I would let $$A_n$$ be the amount in the account at the end of year $$n$$, and $$W$$ be the amount withdrawn at the end of year $$n$$. Then we may model this problem with the following recursion:

$$\displaystyle A_{n+1}=1.05A_{n}-W$$

Can you give the homogeneous solution (based on the root of the characteristic equation)?

#### MarkFL

Staff member
I made an error in my above post, where I used annual compounding. We want:

$$\displaystyle A_{n+1}=1.025^2A_{n}-W=\left(\frac{41}{40}\right)^2A_{n}-W$$

And so our homogeneous solution will take the form:

$$\displaystyle h_n=c_1\left(\frac{41}{40}\right)^{2n}$$

Our particular solution will take the form:

$$\displaystyle p_n=B$$

Substitution into the recursion yields:

$$\displaystyle B-\left(\frac{41}{40}\right)^2B=-W$$

$$\displaystyle \left(\frac{9}{40}\right)^2B=W\implies B=\left(\frac{40}{9}\right)^2W$$

And so by the principle of superposition, we obtain:

$$\displaystyle A_{n}=h_n+p_n=c_1\left(\frac{41}{40}\right)^{2n}+\left(\frac{40}{9}\right)^2W$$

$$\displaystyle A_0=c_1+\left(\frac{40}{9}\right)^2W\implies c_1=A_0-\left(\frac{40}{9}\right)^2W$$

And so our closed form is:

$$\displaystyle A_{n}=\left(A_0-\left(\frac{40}{9}\right)^2W\right)\left(\frac{41}{40}\right)^{2n}+\left(\frac{40}{9}\right)^2W$$

To finish the problem, we want to set:

$$\displaystyle \lim_{n\to\infty}A_n=0$$

In order for that to happen (for the limit to be finite), we need:

$$\displaystyle W=\left(\frac{9}{40}\right)^2A_0$$

Using the value $$A_0=25000$$, we then find:

$$\displaystyle W=\frac{10125}{8}=1265.625$$

#### Joe_1234

##### New member
I made an error in my above post, where I used annual compounding.

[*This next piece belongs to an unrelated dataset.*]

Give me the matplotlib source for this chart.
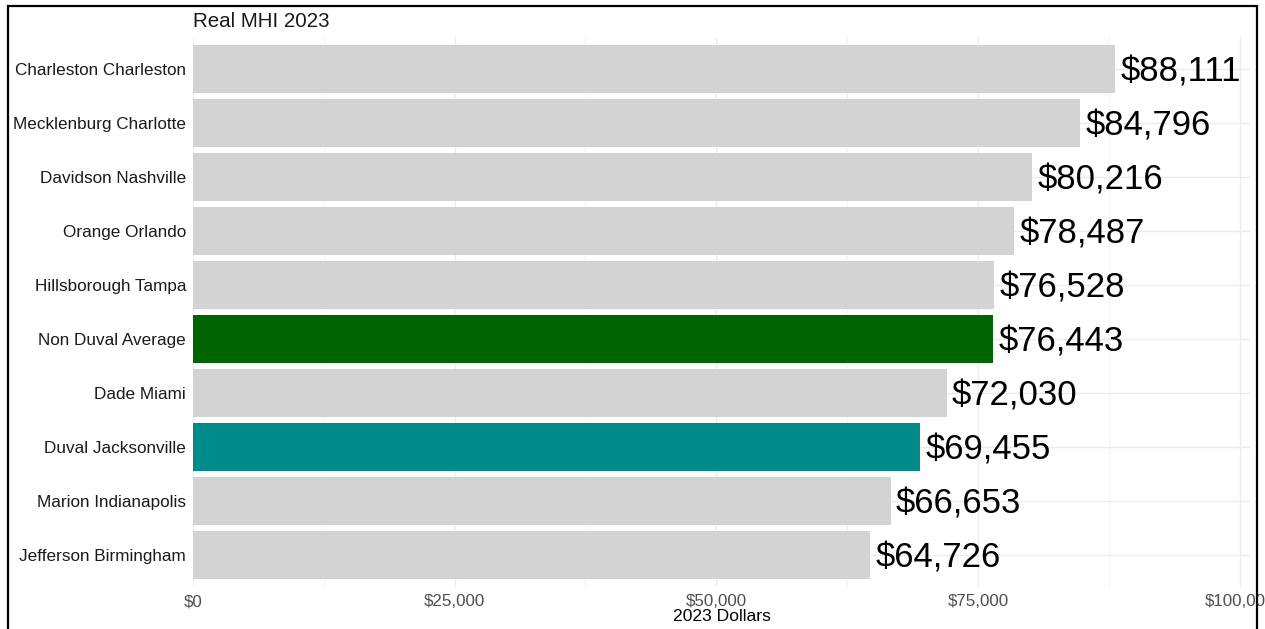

We want:

$$\displaystyle A_{n+1}=1.025^2A_{n}-W=\left(\frac{41}{40}\right)^2A_{n}-W$$

And so our homogeneous solution will take the form:

$$\displaystyle h_n=c_1\left(\frac{41}{40}\right)^{2n}$$

Our particular solution will take the form:

$$\displaystyle p_n=B$$

Substitution into the recursion yields:

$$\displaystyle B-\left(\frac{41}{40}\right)^2B=-W$$

$$\displaystyle \left(\frac{9}{40}\right)^2B=W\implies B=\left(\frac{40}{9}\right)^2W$$

And so by the principle of superposition, we obtain:

$$\displaystyle A_{n}=h_n+p_n=c_1\left(\frac{41}{40}\right)^{2n}+\left(\frac{40}{9}\right)^2W$$

$$\displaystyle A_0=c_1+\left(\frac{40}{9}\right)^2W\implies c_1=A_0-\left(\frac{40}{9}\right)^2W$$

And so our closed form is:

$$\displaystyle A_{n}=\left(A_0-\left(\frac{40}{9}\right)^2W\right)\left(\frac{41}{40}\right)^{2n}+\left(\frac{40}{9}\right)^2W$$

To finish the problem, we want to set:

$$\displaystyle \lim_{n\to\infty}A_n=0$$

In order for that to happen (for the limit to be finite), we need:

$$\displaystyle W=\left(\frac{9}{40}\right)^2A_0$$

Using the value $$A_0=25000$$, we then find:

$$\displaystyle W=\frac{10125}{8}=1265.625$$
Tnx Sir